DIRECTIONS FOR THIS TASK
Leave out the pictures and restate the rest of the data exactly.

* START *

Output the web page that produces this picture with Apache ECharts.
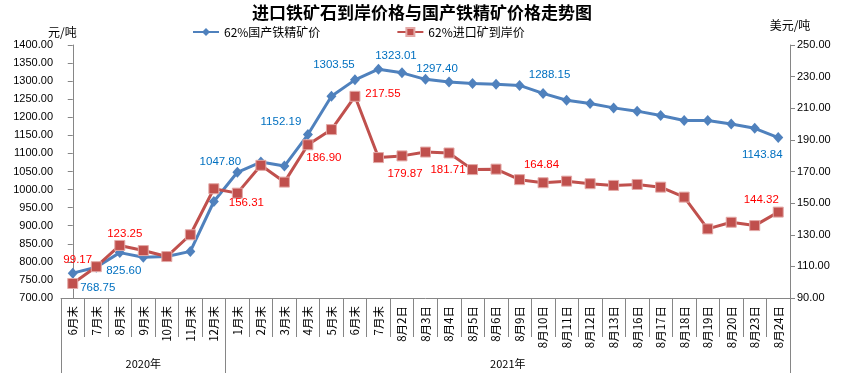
<!DOCTYPE html>
<html><head><meta charset="utf-8">
<script src="https://cdn.jsdelivr.net/npm/echarts@6/dist/echarts.min.js"></script>
<style>html,body{margin:0;padding:0;background:#fff}#c{width:844px;height:373px}</style>
</head><body><div id="c"></div>
<script>
const categories = ['6月末','7月末','8月末','9月末','10月末','11月末','12月末','1月末','2月末','3月末','4月末','5月末','6月末','7月末','8月2日','8月3日','8月4日','8月5日','8月6日','8月9日','8月10日','8月11日','8月12日','8月13日','8月16日','8月17日','8月18日','8月19日','8月20日','8月23日','8月24日'];
const domesticPrice = [768.75,785,825.60,812.6,814.6,829,967,1047.80,1076,1065,1152.19,1258,1303.55,1333,1323.01,1305,1297.40,1293.5,1291.5,1288.15,1266,1247,1238,1226,1217,1205,1191,1191,1181.5,1169.5,1143.84];
const importPrice = [99.17,109.8,123.25,120.0,116.2,130.0,159.1,156.31,173.9,163.3,186.90,196.5,217.55,178.8,179.87,182.3,181.71,171.2,171.5,164.84,162.9,163.9,162.3,161.2,161.8,160.1,153.8,133.7,137.9,135.8,144.32];
const yearGroups = ['2020年','2021年'];
const yearGroupSizes = [7, 24];
const seriesNames = ['62%国产铁精矿价','62%进口矿到岸价'];
const leftAxisRange = [700, 1400, 50];
const rightAxisRange = [90, 250, 20];

// label placement (style only): index -> [dx, dy]
const domesticLabelOffsets = {0:[25,15],2:[4,18],7:[-17,-10],10:[-27,-13],12:[-21,-15],14:[-6,-17],16:[-12,-13],19:[30,-11],30:[-16,17]};
const importLabelOffsets = {0:[5,-24],2:[5,-12],7:[9,10],10:[16,13],12:[28,-2],14:[3,18],16:[-1,17],19:[22,-15],30:[-17,-12]};

function buildData(values, offsets, color) {
  return values.map((v, i) => {
    const o = offsets[i];
    if (!o) return v;
    return {value: v, label: {show: true, position: 'inside', offset: o, color: color,
      fontSize: 11.5, fontFamily: 'Liberation Sans', align: 'center', verticalAlign: 'middle',
      formatter: p => p.value.toFixed(2)}};
  });
}

// group boundaries & centres (category index space)
const groupTicks = [-0.5];
const groupCenters = [];
let acc = -0.5;
yearGroupSizes.forEach(n => { groupCenters.push(acc + n / 2); acc += n; groupTicks.push(acc); });

const axisGray = '#868686';
const chart = echarts.init(document.getElementById('c'), null, {renderer: 'canvas'});
chart.setOption({
  animation: false,
  backgroundColor: '#fff',
  title: {text: '进口铁矿石到岸价格与国产铁精矿价格走势图', left: 'center', top: -1,
    textStyle: {fontSize: 17, fontWeight: 'bold', color: '#000', fontFamily: 'Noto Sans CJK SC'}},
  legend: {left: 187, top: 21, itemWidth: 26, itemHeight: 10, itemGap: 76,
    textStyle: {fontSize: 12, color: '#000', fontFamily: 'Noto Sans CJK SC'},
    data: seriesNames},
  grid: {left: 61, right: 54, top: 45, bottom: 75, containLabel: false},
  xAxis: [{
    type: 'category', data: categories, boundaryGap: true, position: 'bottom',
    axisLine: {lineStyle: {color: axisGray, width: 1}},
    axisTick: {show: true, length: 39, interval: 0, lineStyle: {color: axisGray}},
    axisLabel: {interval: 0, rotate: 90, margin: 8, fontSize: 11.5, color: '#000', fontFamily: 'Noto Sans CJK SC'},
    splitLine: {show: false}
  }, {
    type: 'value', min: -0.5, max: categories.length - 0.5, position: 'bottom',
    axisLine: {show: false},
    axisTick: {show: true, length: 76, customValues: groupTicks, lineStyle: {color: axisGray}},
    axisLabel: {show: true, margin: 60, customValues: groupCenters, fontSize: 11, color: '#000',
      fontFamily: 'Noto Sans CJK SC',
      formatter: v => { const k = groupCenters.findIndex(c => Math.abs(c - v) < 1e-6); return k >= 0 ? yearGroups[k] : ''; }},
    splitLine: {show: false}
  }],
  yAxis: [{
    type: 'value', position: 'left', min: leftAxisRange[0], max: leftAxisRange[1], interval: leftAxisRange[2],
    name: '元/吨', nameLocation: 'end', nameGap: 13,
    nameTextStyle: {fontSize: 12, color: '#000', align: 'right', verticalAlign: 'middle', padding: [0, -4, 0, 0], fontFamily: 'Noto Sans CJK SC'},
    axisLine: {show: true, lineStyle: {color: axisGray}},
    axisTick: {show: true, length: 5, lineStyle: {color: axisGray}},
    axisLabel: {margin: 8, fontSize: 11, color: '#000', fontFamily: 'Liberation Sans', formatter: v => v.toFixed(2)},
    splitLine: {show: false}
  }, {
    type: 'value', position: 'right', min: rightAxisRange[0], max: rightAxisRange[1], interval: rightAxisRange[2],
    name: '美元/吨', nameLocation: 'end', nameGap: 20,
    nameTextStyle: {fontSize: 12, color: '#000', align: 'center', verticalAlign: 'middle', fontFamily: 'Noto Sans CJK SC'},
    axisLine: {show: true, lineStyle: {color: axisGray}},
    axisTick: {show: true, length: 5, lineStyle: {color: axisGray}},
    axisLabel: {margin: 7, fontSize: 11, color: '#000', fontFamily: 'Liberation Sans', formatter: v => v.toFixed(2)},
    splitLine: {show: false}
  }],
  series: [{
    name: seriesNames[0], type: 'line', xAxisIndex: 0, yAxisIndex: 0,
    data: buildData(domesticPrice, domesticLabelOffsets, '#0070C0'),
    symbol: 'diamond', symbolSize: [10, 11],
    lineStyle: {color: '#4F81BD', width: 3},
    itemStyle: {color: '#4F81BD', borderColor: '#4F81BD', borderWidth: 0},
    label: {show: false}, z: 2
  }, {
    name: seriesNames[1], type: 'line', xAxisIndex: 0, yAxisIndex: 1,
    data: buildData(importPrice, importLabelOffsets, '#FF0000'),
    symbol: 'rect', symbolSize: 10,
    lineStyle: {color: '#C0504D', width: 3},
    itemStyle: {color: '#C0504D', borderColor: '#E3A9A7', borderWidth: 1},
    label: {show: false}, z: 3
  }]
});
</script>
</body></html>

* END *

WORKED ANSWER
Output the web page that produces this picture with Apache ECharts.
<!DOCTYPE html>
<html><head><meta charset="utf-8">
<script src="https://cdn.jsdelivr.net/npm/echarts@6/dist/echarts.min.js"></script>
<style>html,body{margin:0;padding:0;background:#fff}#c{width:844px;height:373px}</style>
</head><body><div id="c"></div>
<script>
const categories = ['6月末','7月末','8月末','9月末','10月末','11月末','12月末','1月末','2月末','3月末','4月末','5月末','6月末','7月末','8月2日','8月3日','8月4日','8月5日','8月6日','8月9日','8月10日','8月11日','8月12日','8月13日','8月16日','8月17日','8月18日','8月19日','8月20日','8月23日','8月24日'];
const domesticPrice = [768.75,785,825.60,812.6,814.6,829,967,1047.80,1076,1065,1152.19,1258,1303.55,1333,1323.01,1305,1297.40,1293.5,1291.5,1288.15,1266,1247,1238,1226,1217,1205,1191,1191,1181.5,1169.5,1143.84];
const importPrice = [99.17,109.8,123.25,120.0,116.2,130.0,159.1,156.31,173.9,163.3,186.90,196.5,217.55,178.8,179.87,182.3,181.71,171.2,171.5,164.84,162.9,163.9,162.3,161.2,161.8,160.1,153.8,133.7,137.9,135.8,144.32];
const yearGroups = ['2020年','2021年'];
const yearGroupSizes = [7, 24];
const seriesNames = ['62%国产铁精矿价','62%进口矿到岸价'];
const leftAxisRange = [700, 1400, 50];
const rightAxisRange = [90, 250, 20];

// label placement (style only): index -> [dx, dy]
const domesticLabelOffsets = {0:[25,15],2:[4,18],7:[-17,-10],10:[-27,-13],12:[-21,-15],14:[-6,-17],16:[-12,-13],19:[30,-11],30:[-16,17]};
const importLabelOffsets = {0:[5,-24],2:[5,-12],7:[9,10],10:[16,13],12:[28,-2],14:[3,18],16:[-1,17],19:[22,-15],30:[-17,-12]};

function buildData(values, offsets, color) {
  return values.map((v, i) => {
    const o = offsets[i];
    if (!o) return v;
    return {value: v, label: {show: true, position: 'inside', offset: o, color: color,
      fontSize: 11.5, fontFamily: 'Liberation Sans', align: 'center', verticalAlign: 'middle',
      formatter: p => p.value.toFixed(2)}};
  });
}

// group boundaries & centres (category index space)
const groupTicks = [-0.5];
const groupCenters = [];
let acc = -0.5;
yearGroupSizes.forEach(n => { groupCenters.push(acc + n / 2); acc += n; groupTicks.push(acc); });

const axisGray = '#868686';
const chart = echarts.init(document.getElementById('c'), null, {renderer: 'canvas'});
chart.setOption({
  animation: false,
  backgroundColor: '#fff',
  title: {text: '进口铁矿石到岸价格与国产铁精矿价格走势图', left: 'center', top: -1,
    textStyle: {fontSize: 17, fontWeight: 'bold', color: '#000', fontFamily: 'Noto Sans CJK SC'}},
  legend: {left: 187, top: 21, itemWidth: 26, itemHeight: 10, itemGap: 76,
    textStyle: {fontSize: 12, color: '#000', fontFamily: 'Noto Sans CJK SC'},
    data: seriesNames},
  grid: {left: 61, right: 54, top: 45, bottom: 75, containLabel: false},
  xAxis: [{
    type: 'category', data: categories, boundaryGap: true, position: 'bottom',
    axisLine: {lineStyle: {color: axisGray, width: 1}},
    axisTick: {show: true, length: 39, interval: 0, lineStyle: {color: axisGray}},
    axisLabel: {interval: 0, rotate: 90, margin: 8, fontSize: 11.5, color: '#000', fontFamily: 'Noto Sans CJK SC'},
    splitLine: {show: false}
  }, {
    type: 'value', min: -0.5, max: categories.length - 0.5, position: 'bottom',
    axisLine: {show: false},
    axisTick: {show: true, length: 76, customValues: groupTicks, lineStyle: {color: axisGray}},
    axisLabel: {show: true, margin: 60, customValues: groupCenters, fontSize: 11, color: '#000',
      fontFamily: 'Noto Sans CJK SC',
      formatter: v => { const k = groupCenters.findIndex(c => Math.abs(c - v) < 1e-6); return k >= 0 ? yearGroups[k] : ''; }},
    splitLine: {show: false}
  }],
  yAxis: [{
    type: 'value', position: 'left', min: leftAxisRange[0], max: leftAxisRange[1], interval: leftAxisRange[2],
    name: '元/吨', nameLocation: 'end', nameGap: 13,
    nameTextStyle: {fontSize: 12, color: '#000', align: 'right', verticalAlign: 'middle', padding: [0, -4, 0, 0], fontFamily: 'Noto Sans CJK SC'},
    axisLine: {show: true, lineStyle: {color: axisGray}},
    axisTick: {show: true, length: 5, lineStyle: {color: axisGray}},
    axisLabel: {margin: 8, fontSize: 11, color: '#000', fontFamily: 'Liberation Sans', formatter: v => v.toFixed(2)},
    splitLine: {show: false}
  }, {
    type: 'value', position: 'right', min: rightAxisRange[0], max: rightAxisRange[1], interval: rightAxisRange[2],
    name: '美元/吨', nameLocation: 'end', nameGap: 20,
    nameTextStyle: {fontSize: 12, color: '#000', align: 'center', verticalAlign: 'middle', fontFamily: 'Noto Sans CJK SC'},
    axisLine: {show: true, lineStyle: {color: axisGray}},
    axisTick: {show: true, length: 5, lineStyle: {color: axisGray}},
    axisLabel: {margin: 7, fontSize: 11, color: '#000', fontFamily: 'Liberation Sans', formatter: v => v.toFixed(2)},
    splitLine: {show: false}
  }],
  series: [{
    name: seriesNames[0], type: 'line', xAxisIndex: 0, yAxisIndex: 0,
    data: buildData(domesticPrice, domesticLabelOffsets, '#0070C0'),
    symbol: 'diamond', symbolSize: [10, 11],
    lineStyle: {color: '#4F81BD', width: 3},
    itemStyle: {color: '#4F81BD', borderColor: '#4F81BD', borderWidth: 0},
    label: {show: false}, z: 2
  }, {
    name: seriesNames[1], type: 'line', xAxisIndex: 0, yAxisIndex: 1,
    data: buildData(importPrice, importLabelOffsets, '#FF0000'),
    symbol: 'rect', symbolSize: 10,
    lineStyle: {color: '#C0504D', width: 3},
    itemStyle: {color: '#C0504D', borderColor: '#E3A9A7', borderWidth: 1},
    label: {show: false}, z: 3
  }]
});
</script>
</body></html>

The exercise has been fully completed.